Kevin Furlong works in lithospheric geodynamics - the modern version of Plate Tectonics - and his focus is on processes at active plate boundaries. In particular he investigates deformational, thermal, and earthquake processes that form and define plate boundaries. His research involves some of the major plate boundaries globally, including in New Zealand, Asia and western North America.
Andy Nyblade is an observational earthquake seismologist. His primary research focus is in using seismic and other geophysical methods to address problems in continental tectonics (rifting, volcanism, plateau uplift, mountain building, basin formation), as well as in the structure, composition and evolution of continental crust and upper mantle. He also uses geophysical methods to investigate the structure of the Critical Zone. He has worked extensively in Africa and Antarctica, and to a lesser degree in eastern North America.
Dr. Tushar Mittal is a geophysicist and fluid dynamicist who works on understanding the solid Earth-climate interactions, with a specific focus on the dynamics of magmatic systems both in the present as well as some of the largest volcanic eruptions in Earth history (e.g., continental flood basalts). He and his students focus on developing theoretical models for magma transport processes, doing analog experiments to understand specific magmatic processes (e.g., fracture mechanics, porous media flow in magmatic mushes), analyzing volcanological and rock textural features in the field, and using remote sensing data for monitoring modern day eruptions. He uses a wide diversity of computational and data analysis tools in his research and has worked extensively on basaltic volcanism with a special focus on large igneous provinces.

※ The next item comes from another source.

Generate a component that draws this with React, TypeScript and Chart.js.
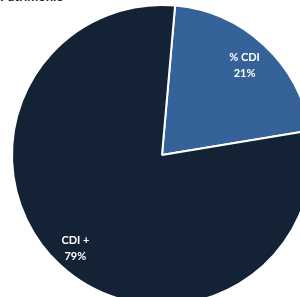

Dr. Christelle Wauthier is a geodesist who investigates natural hazards processes by means of remote-sensing and geophysical techniques. She and her team from the “InSAR, Geodesy, and Geohazards (IGG)” lab aim to understand how the "volcano factory" works in diverse geodynamic settings including continental rift, subduction arc, and hotspot. An overarching goal of Wauthier’s research group is to reveal the sub-surface dynamics of volcanic systems: i.e., the magma plumbing system, using models of crustal deformation. They use Interferometric Synthetic Aperture Radar (InSAR) remote-sensing methods to map crustal deformation and then model the sub-surface sources inducing the identified deformation. The volume of magma stored or transported can then be estimated and give insights on future eruption behavior and size. Furthermore, there are strong feedbacks between tectonic, faulting, and magmatic processes. By studying the interactions between those processes using stress analyses, they hope to solve their causality and, even more broadly, better understands what triggers magma intrusions, larger volcano-tectonic earthquakes, volcano landslides, and volcanic eruptions. Wauthier’s research has deep impacts on society as the geophysical signals registered can be used to assess and mitigate volcanic and faulting hazards. Learn more here: http://personal.psu.edu/cuw25/website/index.html#/Home
Dr. Tieyuan Zhu explores diverse geophysics data to quantify the response of Earth’s critical zone and near-surface to the changing climate (short-term weathers and long-term climate). Dr. Zhu also investigates the seismic response of geological CO2 sequestration and geothermal exploration for long-term storage and net zero emissions, seismic wave propagation in pores and fractures, geohazards monitoring in urban areas, and planetary geophysics.